CMU 15-112: Fundamentals of Programming and Computer Science
Class Notes: The Halting Problem


  1. Question: can we automatically verify any arbitrary Python program P works properly?
    • This is really important! Programs control our cars and planes and banks and nuclear weapons and most everything else. It would be just lovely if we could be sure they actually worked right.
    • When these programs fail, the stock market flash-crashes, planes crash, and people die. This is very serious business.
  2. Restated: given a program P and an arbitrary input W, does P(W) eventually halt (and not run forever), and then does it return the correct result?
  3. Let's just focus on the first part: does P(W) even halt at all (ignoring whether or not it returns the correct result)? This is the Halting Problem.
  4. Aside: we know Python programs can take other Python programs as input.

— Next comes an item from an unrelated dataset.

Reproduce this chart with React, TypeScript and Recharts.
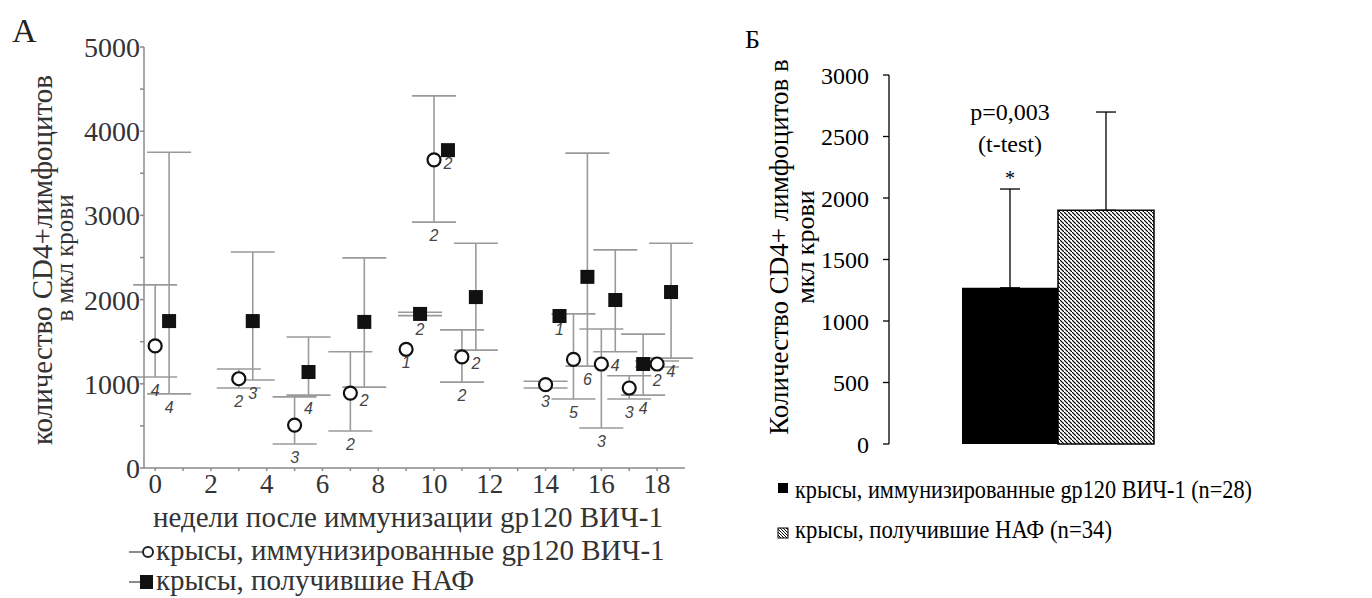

Consider our linter, our autograder, and Python itself.
  5. Assume we have a function Halts(P, W) that halts if program P halts on input W. Then we write this perfectly-valid Python function:
        def K(P):
            if (Halts(P, P)):
                while True: pass # run forever
            else:
                return 42 # halt!
    
  6. Now, what happens when we call K(K)?

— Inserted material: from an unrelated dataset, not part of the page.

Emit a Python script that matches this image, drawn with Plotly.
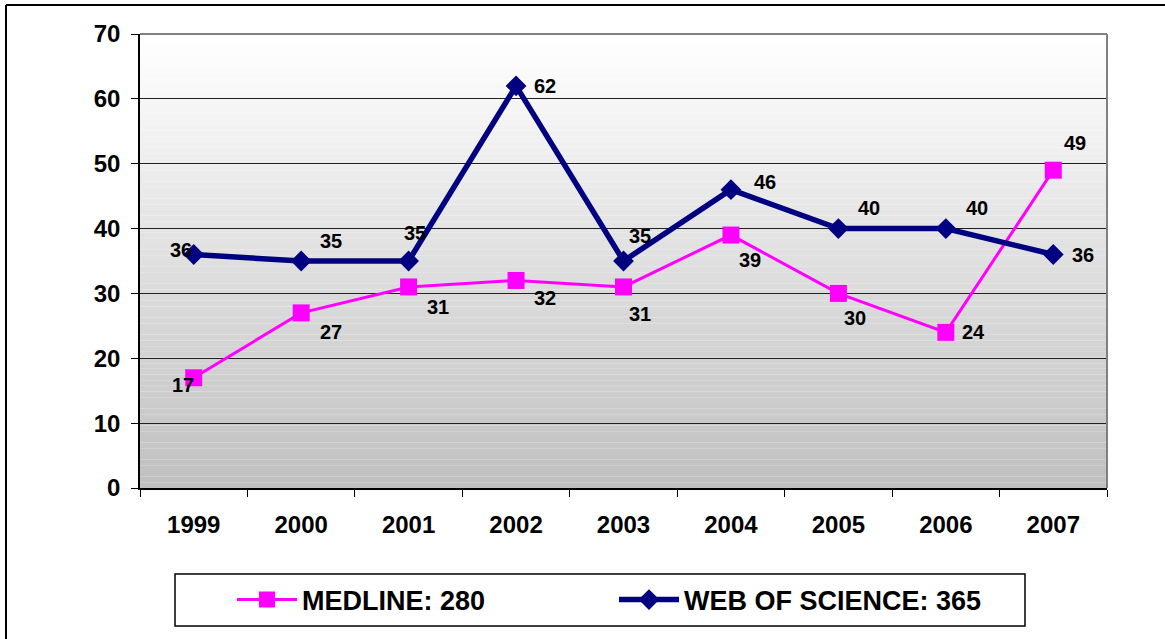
import plotly.graph_objects as go

# Yearly record counts per database
years = ["1999", "2000", "2001", "2002", "2003", "2004", "2005", "2006", "2007"]
medline = [17, 27, 31, 32, 31, 39, 30, 24, 49]
web_of_science = [36, 35, 35, 62, 35, 46, 40, 40, 36]

# Label nudges in pixels (dx right, dy up) so the value tags clear the lines
wos_label_shift = [(-13, 5), (30, 20), (6, 28), (29, 0), (16, 25), (34, 8), (31, 21), (31, 21), (30, 0)]
med_label_shift = [(-11, -7), (30, -19), (29, -20), (29, -18), (16, -27), (19, -25), (17, -25), (28, 0), (22, 27)]

W, H = 1165, 639
L, R, T, B = 140, 58, 34, 151
PW, PH = W - L - R, H - T - B
FONT = "Liberation Sans"


def px(x):
    return (x - L) / PW


def py(y):
    return (H - B - y) / PH


fig = go.Figure()

fig.add_trace(go.Scatter(
    x=years, y=medline, mode="lines+markers",
    name=f"MEDLINE: {sum(medline)}",
    line=dict(color="#FF00FF", width=3),
    marker=dict(symbol="square", size=17, color="#FF00FF"),
))
fig.add_trace(go.Scatter(
    x=years, y=web_of_science, mode="lines+markers",
    name=f"WEB OF SCIENCE: {sum(web_of_science)}",
    line=dict(color="#000080", width=5.5),
    marker=dict(symbol="diamond", size=16, color="#000080"),
))

# Value tags; on a category axis the annotation x is the category index
label_font = dict(family=FONT, size=20, color="black", weight="bold")
annotations = []
for i, (v, (dx, dy)) in enumerate(zip(web_of_science, wos_label_shift)):
    annotations.append(dict(x=i, y=v, xref="x", yref="y", text=str(v), showarrow=False,
                            xshift=dx, yshift=dy, font=label_font))
for i, (v, (dx, dy)) in enumerate(zip(medline, med_label_shift)):
    annotations.append(dict(x=i, y=v, xref="x", yref="y", text=str(v), showarrow=False,
                            xshift=dx, yshift=dy, font=label_font))

# Vertical grey gradient behind the plot area
shapes = []
n = 80
for i in range(n):
    t = i / (n - 1)
    c = round(255 - (255 - 192) * t)
    shapes.append(dict(type="rect", xref="x domain", yref="y domain",
                       x0=0, x1=1, y0=1 - (i + 1) / n, y1=1 - i / n,
                       fillcolor=f"rgb({c},{c},{c})", line=dict(width=0),
                       layer="below"))
# Grey frame on the top and right of the plot area
shapes.append(dict(type="line", xref="x domain", yref="y domain",
                   x0=0, x1=1, y0=1, y1=1, line=dict(color="#808080", width=2)))
shapes.append(dict(type="line", xref="x domain", yref="y domain",
                   x0=1, x1=1, y0=0, y1=1, line=dict(color="#808080", width=2)))
# Legend frame
shapes.append(dict(type="rect", xref="paper", yref="paper",
                   x0=px(175), x1=px(1025), y0=py(626), y1=py(574),
                   line=dict(color="black", width=1.5), fillcolor="white", layer="below"))
# Outer border (left and top edges)
shapes.append(dict(type="line", xref="paper", yref="paper",
                   x0=px(6), x1=px(6), y0=py(5), y1=py(639),
                   line=dict(color="black", width=2)))
shapes.append(dict(type="line", xref="paper", yref="paper",
                   x0=px(6), x1=px(1165), y0=py(5), y1=py(5),
                   line=dict(color="black", width=2)))

tick_font = dict(family=FONT, size=24, color="black", weight="bold")

fig.update_layout(
    width=W, height=H,
    margin=dict(l=L, r=R, t=T, b=B, pad=0),
    paper_bgcolor="white", plot_bgcolor="white",
    showlegend=True,
    legend=dict(orientation="h", x=px(232), y=py(600), xanchor="left", yanchor="middle",
                font=dict(family=FONT, size=27, color="black", weight="bold"),
                bgcolor="rgba(0,0,0,0)", entrywidth=307, itemwidth=60),
    annotations=annotations,
    shapes=shapes,
    xaxis=dict(type="category", range=[-0.5, 8.5], tickson="boundaries",
               ticks="outside", ticklen=7, tickcolor="black", tickwidth=1,
               showline=True, linecolor="black", linewidth=1.5,
               showgrid=False, zeroline=False, tickfont=tick_font,
               ticklabelstandoff=14, fixedrange=True),
    yaxis=dict(range=[0, 70], dtick=10, ticks="outside", ticklen=7,
               tickcolor="black", tickwidth=1,
               showline=True, linecolor="black", linewidth=1.5,
               showgrid=True, gridcolor="#202020", gridwidth=1,
               zeroline=False, tickfont=tick_font,
               ticklabelstandoff=6, fixedrange=True),
)

fig.write_html("out.html")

    • If Halts(K,K) is True, then K(K) hangs (runs forever)
    • If Halts(K,K) is False, then K(K) halts
    • So either way, Halts(K,K) is wrong.

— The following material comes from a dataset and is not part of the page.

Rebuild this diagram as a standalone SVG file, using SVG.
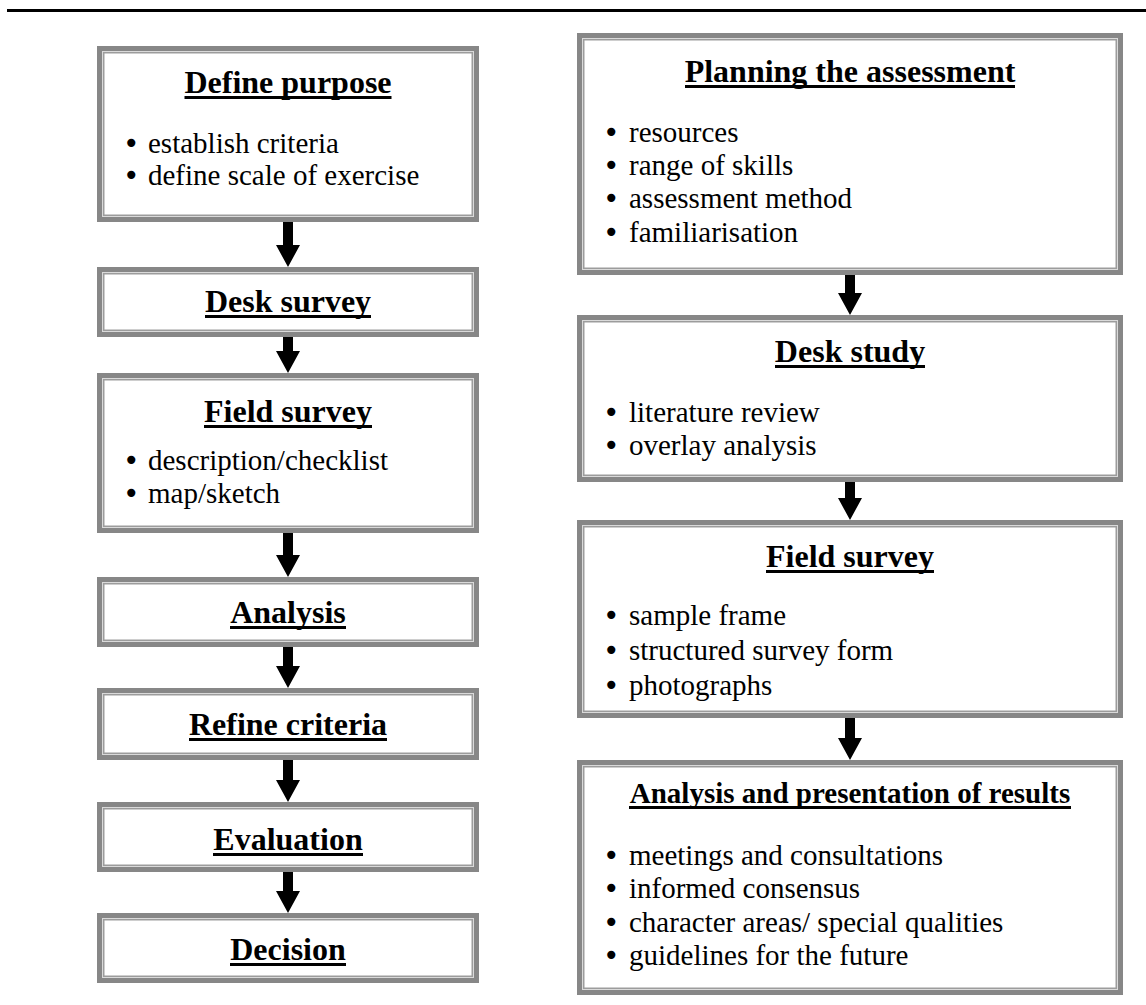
<svg xmlns="http://www.w3.org/2000/svg" width="1146" height="1005" viewBox="0 0 1146 1005">
<style>
.b0{fill:#878787}
.b1{fill:#dadada}
.b2{fill:#9c9c9c}
.b3{fill:#ffffff}
.t{font-family:"Liberation Serif","Times New Roman",serif;font-weight:bold;font-size:32px;fill:#000;text-anchor:middle}
.t2{font-family:"Liberation Serif","Times New Roman",serif;font-weight:bold;font-size:29px;fill:#000;text-anchor:middle}
.i{font-family:"Liberation Serif","Times New Roman",serif;font-size:29px;fill:#000}
.bu{font-family:"DejaVu Sans",sans-serif;font-size:28px}
.u{fill:#000}
.ar{fill:#000}
</style>
<rect x="7" y="9" width="1139" height="3" fill="#000"/>

<g id="connectors">
<path class="ar" d="M283 222 H293 V245 H300 L288 267 L276 245 H283 Z"/>
<path class="ar" d="M283 337 H293 V351 H300 L288 373 L276 351 H283 Z"/>
<path class="ar" d="M283 533 H293 V555 H300 L288 577 L276 555 H283 Z"/>
<path class="ar" d="M283 647 H293 V666 H300 L288 688 L276 666 H283 Z"/>
<path class="ar" d="M283 760 H293 V780 H300 L288 802 L276 780 H283 Z"/>
<path class="ar" d="M283 872 H293 V891 H300 L288 913 L276 891 H283 Z"/>
<path class="ar" d="M845 275 H855 V293 H862 L850 315 L838 293 H845 Z"/>
<path class="ar" d="M845 482 H855 V498 H862 L850 520 L838 498 H845 Z"/>
<path class="ar" d="M845 718 H855 V738 H862 L850 760 L838 738 H845 Z"/>
</g>

<g id="define-purpose">
<rect class="b0" x="97" y="46" width="382" height="176"/><rect class="b1" x="102" y="51" width="372" height="166"/><rect class="b2" x="103" y="52" width="370" height="164"/><rect class="b3" x="104.5" y="53.5" width="367" height="161"/>
<text class="t" x="288" y="93">Define purpose</text><rect class="u" x="184.5" y="96" width="207" height="3"/>
<text class="i" x="123" y="153"><tspan class="bu">•</tspan><tspan x="148">establish criteria</tspan></text>
<text class="i" x="123" y="185"><tspan class="bu">•</tspan><tspan x="148">define scale of exercise</tspan></text>
</g>

<g id="desk-survey">
<rect class="b0" x="97" y="267" width="382" height="70"/><rect class="b1" x="102" y="272" width="372" height="60"/><rect class="b2" x="103" y="273" width="370" height="58"/><rect class="b3" x="104.5" y="274.5" width="367" height="55"/>
<text class="t" x="288" y="312">Desk survey</text><rect class="u" x="205" y="315" width="166" height="3"/>
</g>

<g id="field-survey-left">
<rect class="b0" x="97" y="373" width="382" height="160"/><rect class="b1" x="102" y="378" width="372" height="150"/><rect class="b2" x="103" y="379" width="370" height="148"/><rect class="b3" x="104.5" y="380.5" width="367" height="145"/>
<text class="t" x="288" y="422">Field survey</text><rect class="u" x="204" y="425" width="168" height="3"/>
<text class="i" x="123" y="470"><tspan class="bu">•</tspan><tspan x="148">description/checklist</tspan></text>
<text class="i" x="123" y="503"><tspan class="bu">•</tspan><tspan x="148">map/sketch</tspan></text>
</g>

<g id="analysis-left">
<rect class="b0" x="97" y="577" width="382" height="70"/><rect class="b1" x="102" y="582" width="372" height="60"/><rect class="b2" x="103" y="583" width="370" height="58"/><rect class="b3" x="104.5" y="584.5" width="367" height="55"/>
<text class="t" x="288" y="623">Analysis</text><rect class="u" x="230" y="626" width="116" height="3"/>
</g>

<g id="refine-criteria">
<rect class="b0" x="97" y="688" width="382" height="72"/><rect class="b1" x="102" y="693" width="372" height="62"/><rect class="b2" x="103" y="694" width="370" height="60"/><rect class="b3" x="104.5" y="695.5" width="367" height="57"/>
<text class="t" x="288" y="735">Refine criteria</text><rect class="u" x="189" y="738" width="198" height="3"/>
</g>

<g id="evaluation">
<rect class="b0" x="97" y="802" width="382" height="70"/><rect class="b1" x="102" y="807" width="372" height="60"/><rect class="b2" x="103" y="808" width="370" height="58"/><rect class="b3" x="104.5" y="809.5" width="367" height="55"/>
<text class="t" x="288" y="850">Evaluation</text><rect class="u" x="213" y="853" width="150" height="3"/>
</g>

<g id="decision">
<rect class="b0" x="97" y="913" width="382" height="70"/><rect class="b1" x="102" y="918" width="372" height="60"/><rect class="b2" x="103" y="919" width="370" height="58"/><rect class="b3" x="104.5" y="920.5" width="367" height="55"/>
<text class="t" x="288" y="960">Decision</text><rect class="u" x="230" y="963" width="116" height="3"/>
</g>

<g id="planning">
<rect class="b0" x="577" y="33" width="546" height="242"/><rect class="b1" x="582" y="38" width="536" height="232"/><rect class="b2" x="583" y="39" width="534" height="230"/><rect class="b3" x="584.5" y="40.5" width="531" height="227"/>
<text class="t" x="850" y="82">Planning the assessment</text><rect class="u" x="685" y="85" width="330" height="3"/>
<text class="i" x="603" y="142"><tspan class="bu">•</tspan><tspan x="629">resources</tspan></text>
<text class="i" x="603" y="175"><tspan class="bu">•</tspan><tspan x="629">range of skills</tspan></text>
<text class="i" x="603" y="208"><tspan class="bu">•</tspan><tspan x="629">assessment method</tspan></text>
<text class="i" x="603" y="242"><tspan class="bu">•</tspan><tspan x="629">familiarisation</tspan></text>
</g>

<g id="desk-study">
<rect class="b0" x="577" y="315" width="546" height="167"/><rect class="b1" x="582" y="320" width="536" height="157"/><rect class="b2" x="583" y="321" width="534" height="155"/><rect class="b3" x="584.5" y="322.5" width="531" height="152"/>
<text class="t" x="850" y="362">Desk study</text><rect class="u" x="775" y="365" width="150" height="3"/>
<text class="i" x="603" y="422"><tspan class="bu">•</tspan><tspan x="629">literature review</tspan></text>
<text class="i" x="603" y="455"><tspan class="bu">•</tspan><tspan x="629">overlay analysis</tspan></text>
</g>

<g id="field-survey-right">
<rect class="b0" x="577" y="520" width="546" height="198"/><rect class="b1" x="582" y="525" width="536" height="188"/><rect class="b2" x="583" y="526" width="534" height="186"/><rect class="b3" x="584.5" y="527.5" width="531" height="183"/>
<text class="t" x="850" y="567">Field survey</text><rect class="u" x="766" y="570" width="168" height="3"/>
<text class="i" x="603" y="625"><tspan class="bu">•</tspan><tspan x="629">sample frame</tspan></text>
<text class="i" x="603" y="660"><tspan class="bu">•</tspan><tspan x="629">structured survey form</tspan></text>
<text class="i" x="603" y="695"><tspan class="bu">•</tspan><tspan x="629">photographs</tspan></text>
</g>

<g id="analysis-presentation">
<rect class="b0" x="577" y="760" width="546" height="235"/><rect class="b1" x="582" y="765" width="536" height="225"/><rect class="b2" x="583" y="766" width="534" height="223"/><rect class="b3" x="584.5" y="767.5" width="531" height="220"/>
<text class="t2" x="850" y="803">Analysis and presentation of results</text><rect class="u" x="629" y="806" width="442" height="3"/>
<text class="i" x="603" y="865"><tspan class="bu">•</tspan><tspan x="629">meetings and consultations</tspan></text>
<text class="i" x="603" y="898"><tspan class="bu">•</tspan><tspan x="629">informed consensus</tspan></text>
<text class="i" x="603" y="932"><tspan class="bu">•</tspan><tspan x="629">character areas/ special qualities</tspan></text>
<text class="i" x="603" y="965"><tspan class="bu">•</tspan><tspan x="629">guidelines for the future</tspan></text>
</g>
</svg>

    • Thus, the Halts function cannot exist!
  7. So: the Halting Problem is uncomputable
  8. So: we cannot tell if arbitrary programs work.
  9. Though we can tell if some programs work. See here.
  10. You can even win a Turing Award for this! See here.
  11. The race is on to prove more and more programs work, but the Halting Problem guarantees we will never prove that they all work.